**Written instruction**: Give the entries back exactly, dropping each image.

[Entries with chart source code]
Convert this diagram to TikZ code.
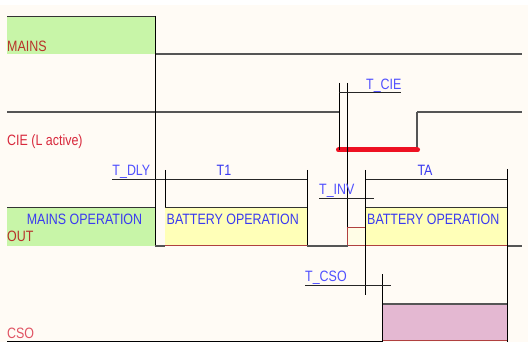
\documentclass[tikz,border=0pt]{standalone}
\usepackage{fontspec}
\newfontfamily\labfont[FakeStretch=0.83]{Liberation Sans}
\definecolor{bg}{HTML}{FFFBF5}
\definecolor{mgreen}{HTML}{C8F5A8}
\definecolor{myellow}{HTML}{FFFFB8}
\definecolor{mpink}{HTML}{E4B8D2}
\definecolor{lyellow}{HTML}{FFFDE6}
\definecolor{sig}{HTML}{555555}
\definecolor{tblue}{HTML}{3A3AF0}
\definecolor{dblue}{HTML}{5050FF}
\definecolor{lred}{HTML}{B8322A}
\definecolor{cred}{HTML}{D8283C}
\definecolor{bred}{HTML}{EE1122}
\definecolor{edgered}{HTML}{B04040}
\begin{document}
\begin{tikzpicture}[x=1pt,y=-1pt,
  siglab/.style={font=\labfont\fontsize{15}{16}\selectfont, inner sep=0pt, anchor=base west},
  sigline/.style={draw=sig, line width=1.3pt},
  vline/.style={draw=black, line width=0.9pt},
  dimline/.style={draw=black!85, line width=0.9pt},
  txt/.style={font=\labfont\fontsize{15}{16}\selectfont, inner sep=0pt, text=tblue},
  dimtxt/.style={font=\labfont\fontsize{15}{16}\selectfont, inner sep=0pt, text=dblue}]
\useasboundingbox (0,0) rectangle (528,342);
\fill[bg] (0,5) rectangle (528,342);
% MAINS
\fill[mgreen] (7,16) rectangle (155,54);
\draw[line width=1.1pt, black!80] (7,16.5) -- (155,16.5);
\node[siglab, text=lred] (lmains) at (7,51.5) {MAINS};
\coordinate (mA) at (155,54);
\coordinate (mB) at (522,54);
\draw[sigline] (mA) -- (mB);
% CIE
\coordinate (c0) at (7,112);
\coordinate (c1) at (339,112);
\coordinate (c2) at (417,112);
\coordinate (c3) at (522,112);
\draw[sigline] (c0) -- (c1);
\draw[sigline] (c2) -- (c3);
\draw[sigline] (417,150) -- (c2);
\node[siglab, text=cred] (lcie) at (7,146) {CIE (L active)};
\draw[bred, line width=5pt, line cap=round] (338.5,150) -- (417.5,150);
% verticals
\draw[vline] (155,16) -- (155,246);
\draw[vline] (339,83) -- (339,150);
\draw[vline] (347.5,83) -- (347.5,246);
% T_CIE
\draw[dimline] (339,92.5) -- (401,92.5);
\node[dimtxt, anchor=base west] (tcie) at (366,90) {T\_CIE};
% T_DLY / T1
\draw[dimline] (112,179) -- (307,179);
\node[dimtxt, anchor=base east] (tdly) at (150.5,175.5) {T\_DLY};
\node[txt, anchor=base] (t1) at (224,175.5) {T1};
\draw[vline] (165,170) -- (165,246);
\draw[vline] (307,170) -- (307,246);
% OUT boxes
\fill[mgreen] (7,207) rectangle (155,246);
\draw[line width=1pt, black!80] (7,207.5) -- (155,207.5);
\fill[myellow] (165,207) rectangle (307,246);
\draw[line width=1pt, black!80] (165,207.5) -- (307,207.5);
\draw[line width=1pt, edgered] (165,245.5) -- (307,245.5);
\fill[myellow] (365,207) rectangle (507,246);
\draw[line width=1pt, black!80] (365,207.5) -- (507,207.5);
\draw[line width=1pt, edgered] (365,245.5) -- (507,245.5);
\draw[line width=0.9pt, edgered, fill=lyellow] (347.5,227) rectangle (365,245.5);
\draw[sigline] (155,246) -- (165,246);
\draw[sigline] (307,246) -- (347.5,246);
\draw[sigline] (507,246) -- (522,246);
\node[txt, anchor=base] (mop) at (84.5,225) {MAINS OPERATION};
\node[txt, anchor=base west] (bop1) at (166.5,225) {BATTERY OPERATION};
\node[txt, anchor=base west] (bop2) at (367,225) {BATTERY OPERATION};
\node[siglab, text=lred] (lout) at (7,242) {OUT};
% T_INV
\draw[dimline] (319,198.5) -- (373.5,198.5);
\node[dimtxt, anchor=base west] (tinv) at (319,195) {T\_INV};
% TA
\draw[dimline] (365,179) -- (507,179);
\node[txt, anchor=base] (ta) at (425,175.5) {TA};
\draw[vline] (365,170) -- (365,294.5);
\draw[vline] (507.3,169) -- (507.3,342);
% CSO
\fill[mpink] (382,304) rectangle (507,341);
\draw[line width=1.1pt, sig] (382,304) -- (507,304);
\draw[line width=1pt, edgered] (382,340.8) -- (507,340.8);
\draw[line width=1.1pt, black] (7,341.3) -- (382,341.3);
\draw[vline] (382.3,274) -- (382.3,342);
\draw[dimline] (305,285) -- (391,285);
\node[dimtxt, anchor=base west] (tcso) at (305,281) {T\_CSO};
\node[siglab, text=cred!80!white] (lcso) at (7,338) {CSO};
\end{tikzpicture}
\end{document}
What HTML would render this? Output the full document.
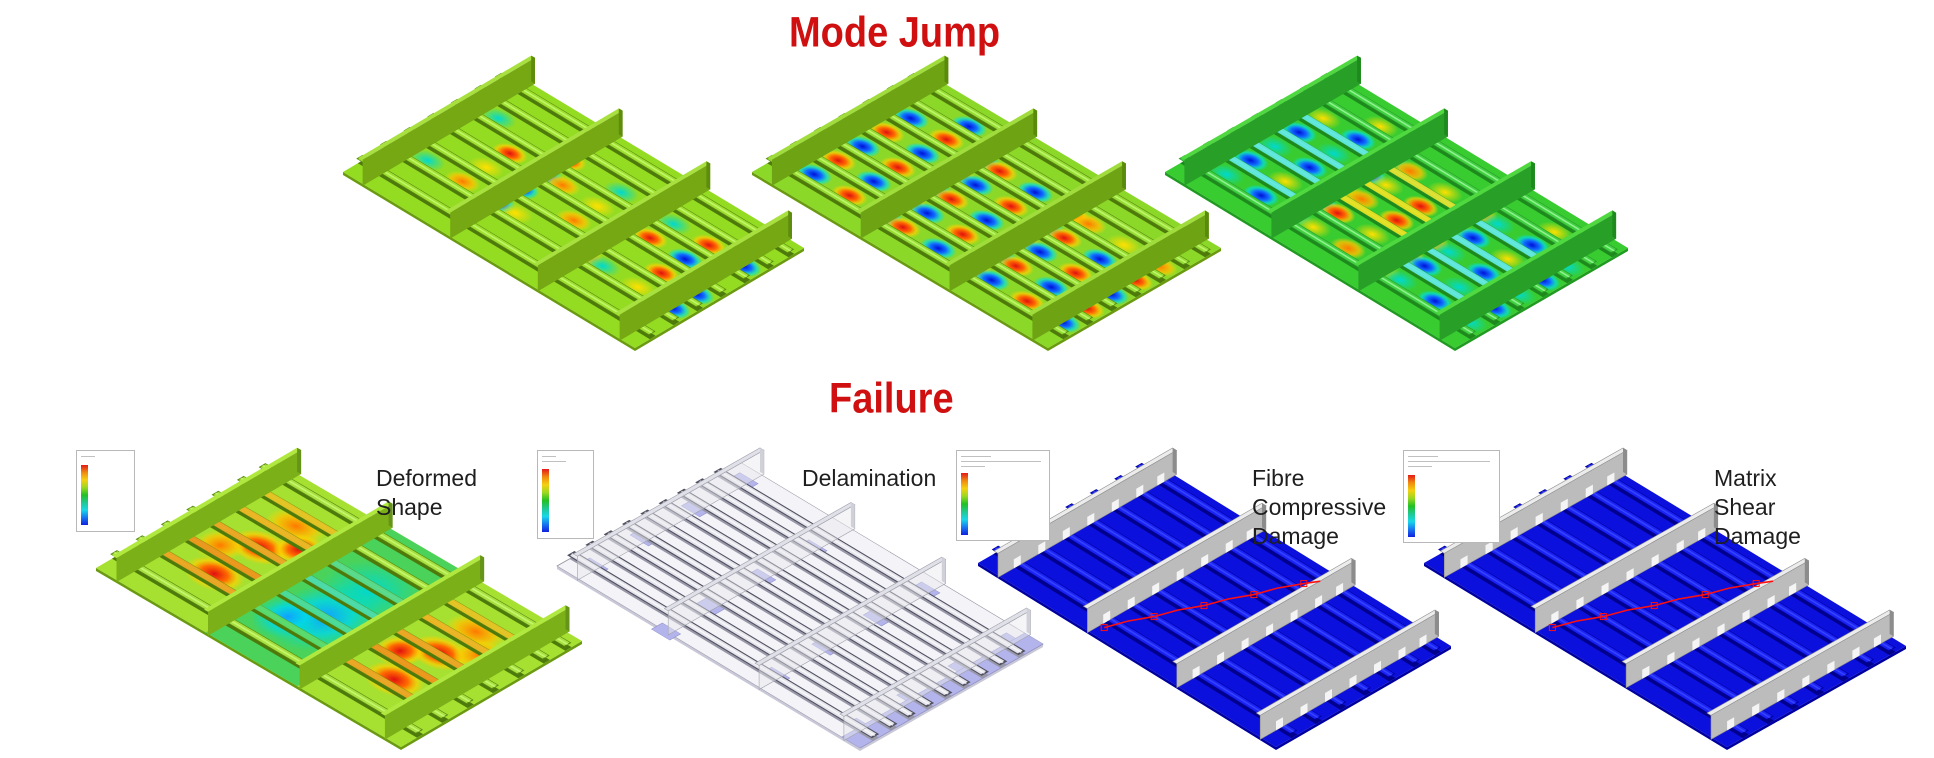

**Solution to this task**:
Convert this diagram to TikZ code.
\documentclass[tikz,border=0pt]{standalone}
\usepackage{fontspec}
\newfontfamily\labfont[FakeStretch=0.83]{Liberation Sans}
\definecolor{bg}{HTML}{FFFBF5}
\definecolor{mgreen}{HTML}{C8F5A8}
\definecolor{myellow}{HTML}{FFFFB8}
\definecolor{mpink}{HTML}{E4B8D2}
\definecolor{lyellow}{HTML}{FFFDE6}
\definecolor{sig}{HTML}{555555}
\definecolor{tblue}{HTML}{3A3AF0}
\definecolor{dblue}{HTML}{5050FF}
\definecolor{lred}{HTML}{B8322A}
\definecolor{cred}{HTML}{D8283C}
\definecolor{bred}{HTML}{EE1122}
\definecolor{edgered}{HTML}{B04040}
\begin{document}
\begin{tikzpicture}[x=1pt,y=-1pt,
  siglab/.style={font=\labfont\fontsize{15}{16}\selectfont, inner sep=0pt, anchor=base west},
  sigline/.style={draw=sig, line width=1.3pt},
  vline/.style={draw=black, line width=0.9pt},
  dimline/.style={draw=black!85, line width=0.9pt},
  txt/.style={font=\labfont\fontsize{15}{16}\selectfont, inner sep=0pt, text=tblue},
  dimtxt/.style={font=\labfont\fontsize{15}{16}\selectfont, inner sep=0pt, text=dblue}]
\useasboundingbox (0,0) rectangle (528,342);
\fill[bg] (0,5) rectangle (528,342);
% MAINS
\fill[mgreen] (7,16) rectangle (155,54);
\draw[line width=1.1pt, black!80] (7,16.5) -- (155,16.5);
\node[siglab, text=lred] (lmains) at (7,51.5) {MAINS};
\coordinate (mA) at (155,54);
\coordinate (mB) at (522,54);
\draw[sigline] (mA) -- (mB);
% CIE
\coordinate (c0) at (7,112);
\coordinate (c1) at (339,112);
\coordinate (c2) at (417,112);
\coordinate (c3) at (522,112);
\draw[sigline] (c0) -- (c1);
\draw[sigline] (c2) -- (c3);
\draw[sigline] (417,150) -- (c2);
\node[siglab, text=cred] (lcie) at (7,146) {CIE (L active)};
\draw[bred, line width=5pt, line cap=round] (338.5,150) -- (417.5,150);
% verticals
\draw[vline] (155,16) -- (155,246);
\draw[vline] (339,83) -- (339,150);
\draw[vline] (347.5,83) -- (347.5,246);
% T_CIE
\draw[dimline] (339,92.5) -- (401,92.5);
\node[dimtxt, anchor=base west] (tcie) at (366,90) {T\_CIE};
% T_DLY / T1
\draw[dimline] (112,179) -- (307,179);
\node[dimtxt, anchor=base east] (tdly) at (150.5,175.5) {T\_DLY};
\node[txt, anchor=base] (t1) at (224,175.5) {T1};
\draw[vline] (165,170) -- (165,246);
\draw[vline] (307,170) -- (307,246);
% OUT boxes
\fill[mgreen] (7,207) rectangle (155,246);
\draw[line width=1pt, black!80] (7,207.5) -- (155,207.5);
\fill[myellow] (165,207) rectangle (307,246);
\draw[line width=1pt, black!80] (165,207.5) -- (307,207.5);
\draw[line width=1pt, edgered] (165,245.5) -- (307,245.5);
\fill[myellow] (365,207) rectangle (507,246);
\draw[line width=1pt, black!80] (365,207.5) -- (507,207.5);
\draw[line width=1pt, edgered] (365,245.5) -- (507,245.5);
\draw[line width=0.9pt, edgered, fill=lyellow] (347.5,227) rectangle (365,245.5);
\draw[sigline] (155,246) -- (165,246);
\draw[sigline] (307,246) -- (347.5,246);
\draw[sigline] (507,246) -- (522,246);
\node[txt, anchor=base] (mop) at (84.5,225) {MAINS OPERATION};
\node[txt, anchor=base west] (bop1) at (166.5,225) {BATTERY OPERATION};
\node[txt, anchor=base west] (bop2) at (367,225) {BATTERY OPERATION};
\node[siglab, text=lred] (lout) at (7,242) {OUT};
% T_INV
\draw[dimline] (319,198.5) -- (373.5,198.5);
\node[dimtxt, anchor=base west] (tinv) at (319,195) {T\_INV};
% TA
\draw[dimline] (365,179) -- (507,179);
\node[txt, anchor=base] (ta) at (425,175.5) {TA};
\draw[vline] (365,170) -- (365,294.5);
\draw[vline] (507.3,169) -- (507.3,342);
% CSO
\fill[mpink] (382,304) rectangle (507,341);
\draw[line width=1.1pt, sig] (382,304) -- (507,304);
\draw[line width=1pt, edgered] (382,340.8) -- (507,340.8);
\draw[line width=1.1pt, black] (7,341.3) -- (382,341.3);
\draw[vline] (382.3,274) -- (382.3,342);
\draw[dimline] (305,285) -- (391,285);
\node[dimtxt, anchor=base west] (tcso) at (305,281) {T\_CSO};
\node[siglab, text=cred!80!white] (lcso) at (7,338) {CSO};
\end{tikzpicture}
\end{document}
What HTML would render this? Output the full document.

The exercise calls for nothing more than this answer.